36. BOLA-BOLA

Havia perto de uns mattos uma casa onde viviam trez irmãs, que eram muito amigas. O rei costumava ir caçar áquelles mattos, e passava sempre pela casa; ora defronte d’esta casa viviam duas feiticeiras, mãe e filha, que, invejosas da formosura da irmã mais nova e do modo como tratava as irmãs mais velhas, lhe levaram uns coentros e lhe disseram:

— Deite a menina estes coentros nas sopas de suas irmãs, mas não coma d’ellas.

A pequena na sua sinceridade assim fez; mas logo que as irmãs comeram aquillo, logo se tornaram em bois.
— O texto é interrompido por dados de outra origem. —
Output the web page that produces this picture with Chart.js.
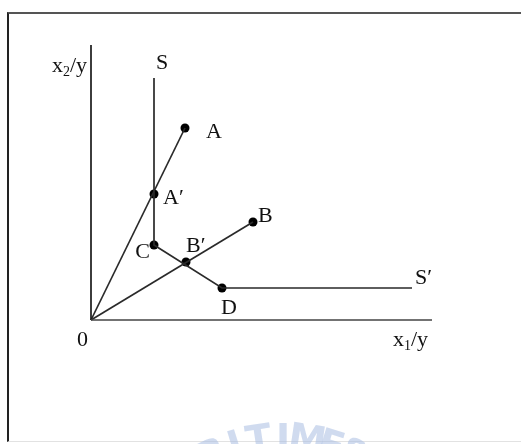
<!DOCTYPE html>
<html>
<head>
<meta charset="utf-8">
<script src="https://cdn.jsdelivr.net/npm/chart.js@4"></script>
<style>
  html, body { margin: 0; padding: 0; background: #fff; }
  #wrap { position: relative; width: 521px; height: 444px; overflow: hidden; }
  #marco { position: absolute; left: 7px; top: 12px; right: -2px; bottom: 2px;
           border-top: 2px solid #555; border-left: 2px solid #222; border-bottom: 1px solid #e2e2e2; }
  canvas { position: absolute; left: 0; top: 0; }
</style>
</head>
<body>
<div id="wrap">
  <div id="marco"></div>
  <canvas id="grafico" width="521" height="444"></canvas>
</div>
<script>
// pontos marcados (unidades do grafico: origem em 0,0)
const nomesPontos = ['A', 'A\u2032', 'B', 'B\u2032', 'C', 'D'];
const pontosX = [9.4, 6.3, 16.2, 9.5, 6.3, 13.1];
const pontosY = [19.2, 12.6, 9.8, 5.8, 7.5, 3.2];

// isoquanta S ... S'
const isoquantaX = [6.3, 6.3, 13.1, 32.1];
const isoquantaY = [24.2, 7.5, 3.2, 3.2];

// raios saindo da origem ate A e B
const raioAX = [0, 9.4];
const raioAY = [0, 19.2];
const raioBX = [0, 16.2];
const raioBY = [0, 9.8];

// eixos
const eixoXX = [0, 34.1];
const eixoXY = [0, 0];
const eixoYX = [0, 0];
const eixoYY = [0, 27.5];

const corLinha = '#2a2a2a';

function juntar(xs, ys) {
    return xs.map((x, i) => ({ x: x, y: ys[i] }));
}

function serieLinha(xs, ys, cor) {
    return {
        data: juntar(xs, ys),
        showLine: true,
        borderColor: cor || corLinha,
        borderWidth: 1.7,
        pointRadius: 0,
        fill: false,
        tension: 0,
    };
}

// deslocamentos dos rotulos em pixels
const rotulosPontos = {
    'A': { dx: 21, dy: 10, align: 'left' },
    'A\u2032': { dx: 9, dy: 10, align: 'left' },
    'B': { dx: 5, dy: 0, align: 'left' },
    'B\u2032': { dx: 0, dy: -10, align: 'left' },
    'C': { dx: -4, dy: 13, align: 'right' },
    'D': { dx: -1, dy: 26, align: 'left' },
};

const fonteRotulo = '22px "Liberation Serif", "Times New Roman", serif';
const fonteSub = '14px "Liberation Serif", "Times New Roman", serif';

function desenharTexto(ctx, partes, x, y, align) {
    let largura = 0;
    partes.forEach(p => {
        ctx.font = p.sub ? fonteSub : fonteRotulo;
        largura += ctx.measureText(p.t).width;
    });
    let cx = x;
    if (align === 'right') cx = x - largura;
    if (align === 'center') cx = x - largura / 2;
    partes.forEach(p => {
        ctx.font = p.sub ? fonteSub : fonteRotulo;
        ctx.textAlign = 'left';
        ctx.textBaseline = 'alphabetic';
        ctx.fillText(p.t, cx, p.sub ? y + 4 : y);
        cx += ctx.measureText(p.t).width;
    });
}

const pluginRotulos = {
    id: 'rotulos',
    afterDatasetsDraw(chart) {
        const ctx = chart.ctx;
        const sx = chart.scales.x;
        const sy = chart.scales.y;
        ctx.save();
        ctx.fillStyle = '#111';

        nomesPontos.forEach((nome, i) => {
            const o = rotulosPontos[nome];
            const px = sx.getPixelForValue(pontosX[i]);
            const py = sy.getPixelForValue(pontosY[i]);
            desenharTexto(ctx, [{ t: nome }], px + o.dx, py + o.dy, o.align);
        });

        const n = isoquantaX.length - 1;
        desenharTexto(ctx, [{ t: 'S' }],
            sx.getPixelForValue(isoquantaX[0]) + 8, sy.getPixelForValue(isoquantaY[0]) - 9, 'center');
        desenharTexto(ctx, [{ t: 'S\u2032' }],
            sx.getPixelForValue(isoquantaX[n]) + 3, sy.getPixelForValue(isoquantaY[n]) - 4, 'left');

        const ox = sx.getPixelForValue(0);
        const oy = sy.getPixelForValue(0);
        desenharTexto(ctx, [{ t: '0' }], ox - 3, oy + 26, 'right');
        desenharTexto(ctx, [{ t: 'x' }, { t: '2', sub: true }, { t: '/y' }],
            ox - 4, sy.getPixelForValue(eixoYY[1]) + 27, 'right');
        desenharTexto(ctx, [{ t: 'x' }, { t: '1', sub: true }, { t: '/y' }],
            sx.getPixelForValue(eixoXX[1]) - 4, oy + 26, 'right');
        ctx.restore();
    }
};

// marca d'agua apagada no rodape
const pluginMarca = {
    id: 'marca',
    beforeDatasetsDraw(chart) {
        const ctx = chart.ctx;
        const letras = ['R', 'I', 'T', 'I', 'M', 'E', '&'];
        const cx = 283, cy = 600, r = 150;
        ctx.save();
        ctx.fillStyle = 'rgba(170, 190, 225, 0.55)';
        ctx.font = 'bold 38px "DejaVu Sans", sans-serif';
        ctx.textAlign = 'center';
        ctx.textBaseline = 'alphabetic';
        letras.forEach((l, i) => {
            const ang = (i - 3) * 0.15;
            ctx.save();
            ctx.translate(cx + r * Math.sin(ang), cy - r * Math.cos(ang));
            ctx.rotate(ang);
            ctx.fillText(l, 0, 0);
            ctx.restore();
        });
        ctx.restore();
    }
};

const contexto = document.getElementById('grafico').getContext('2d');

new Chart(contexto, {
    type: 'scatter',
    data: {
        datasets: [
            serieLinha(eixoXX, eixoXY, '#444'),
            serieLinha(eixoYX, eixoYY, '#1a1a1a'),
            serieLinha(raioAX, raioAY),
            serieLinha(raioBX, raioBY),
            serieLinha(isoquantaX, isoquantaY),
            {
                data: juntar(pontosX, pontosY),
                showLine: false,
                pointRadius: 4.5,
                pointBackgroundColor: '#000',
                pointBorderColor: '#000',
                pointBorderWidth: 0,
            },
        ],
    },
    options: {
        responsive: false,
        animation: false,
        devicePixelRatio: 1,
        layout: { padding: 0, autoPadding: false },
        plugins: {
            legend: { display: false },
            tooltip: { enabled: false },
        },
        scales: {
            x: { type: 'linear', min: -9.1, max: 43.0, display: false },
            y: { type: 'linear', min: -12.4, max: 32.0, display: false },
        },
    },
    plugins: [pluginMarca, pluginRotulos],
});
</script>
</body>
</html>
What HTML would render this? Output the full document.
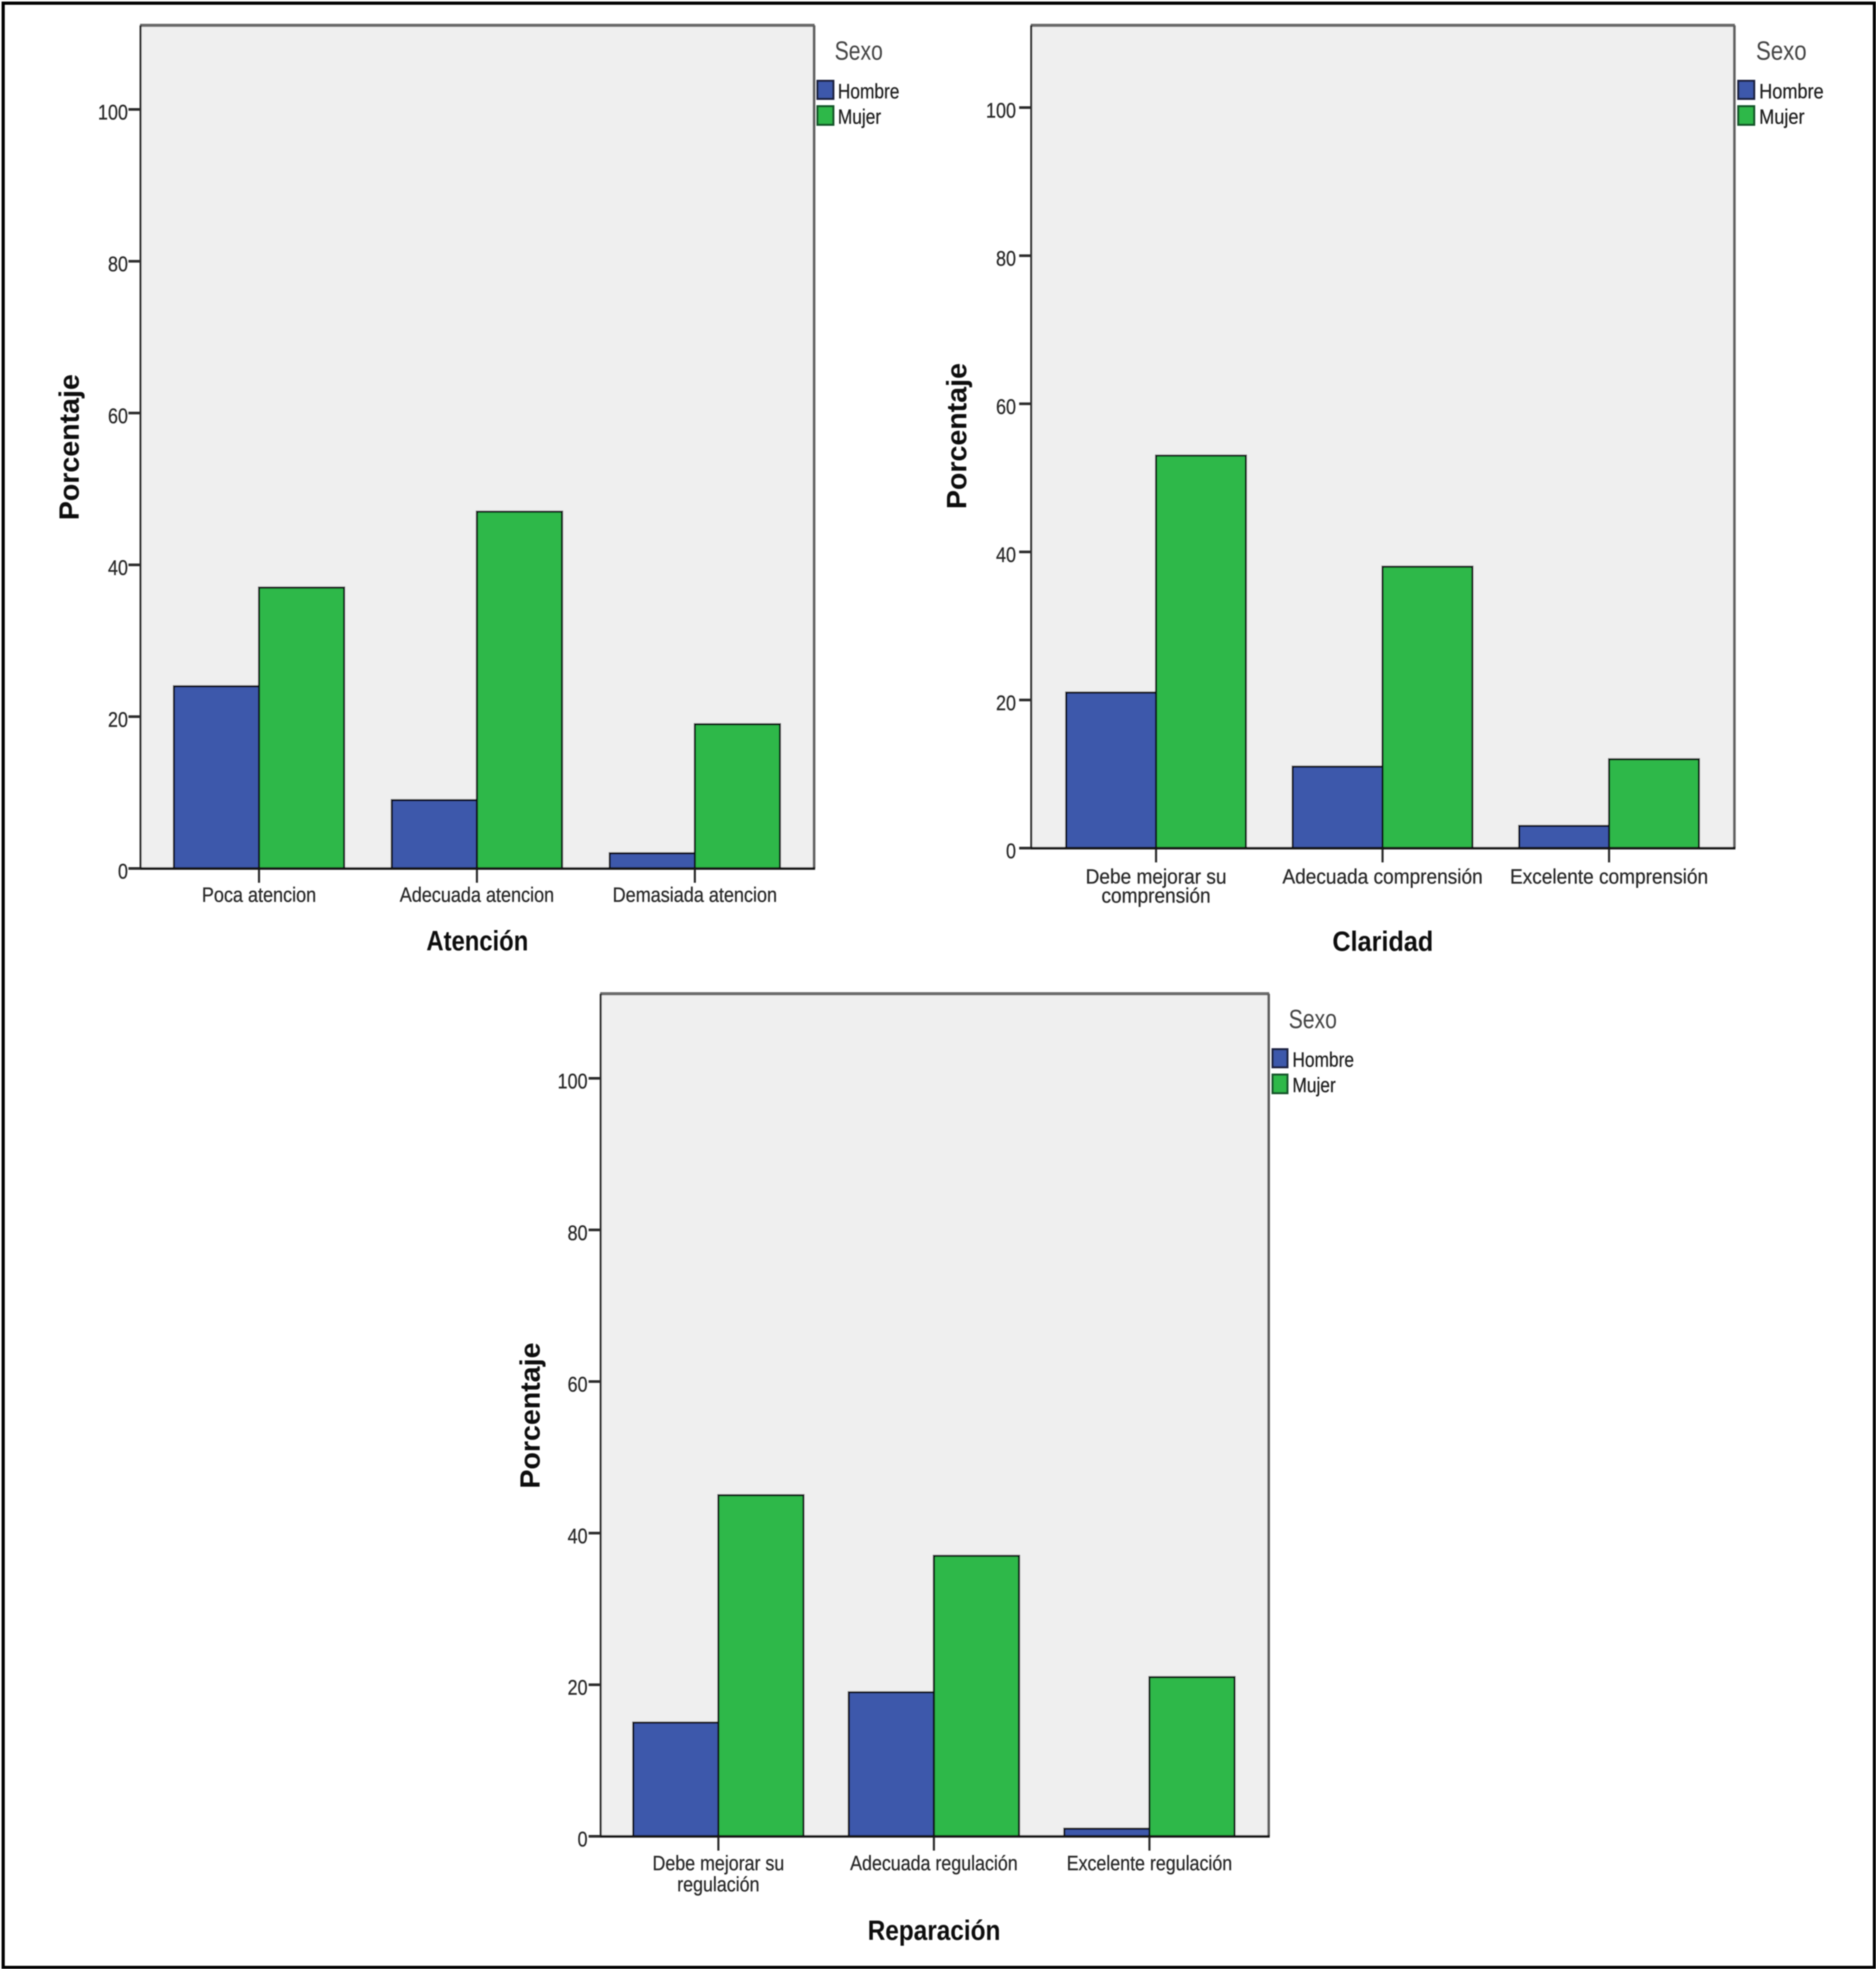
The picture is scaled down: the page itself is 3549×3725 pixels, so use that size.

A irmãsinha muito pesarosa tratou-os como se fossem gente. Passando o rei da caça viu a pequena, e agradado da sua formosura casou com ella e levou os bois para o palacio, tratando-os muito bem. A feiticeira sabendo isto prometteu vingar-se. Passados tempos, a rainha teve um menino, estando o rei na caça. Ouvindo isto a feiticeira foi com a sua filha e foi ter á rainha e lhe disse:

— Coitadinha! está tão doentinha!

E chegando as mãos pelas fontes lhe metteu dois alfinetes enfeitiçados. A rainha tornou-se em pomba e fugiu. A feiticeira metteu a filha na cama e foi-se embora. Chegando o rei, disse:

— Que é isto, que estás agora tão feia?

— É a differença da doença.

E a feiticeira mandou tratar os bois com folha e herva, e elles nada comiam. Havia no palacio uma cadellinha chamada Bola-Bola, e fallava. A pombinha vinha e dizia:

— Bola-Bola!

Respondia a cadella:

— Que quer, minha senhora?

«Como vae o meu menino

Com a sua ama nova?


— De noite, cala-se,

E de dia chora.

Tantas vezes se repetiu isto, que o vieram a saber, e foram dizer ao rei, o qual mandou enviscar as arvores e apanharam a pomba. Indo o rei fazer-lhe festas, achou dois alfinetes na cabeça e puchou; ella tornou-se na verdadeira rainha. O rei obrigou as duas feiticeiras a tornarem os bois nas duas irmãs, que eram suas cunhadas; assim fizeram, e depois mandou-as rolar ás duas feiticeiras n’umas pipas de pregos. E o rei e a rainha foram muito felizes d’ali por diante.

(Ilha de S. Miguel—Açores.)


Notas editar

36. Bola-bola. — Liga-se com o conto das Tres Cidras do Amor. Vid. n.º 46.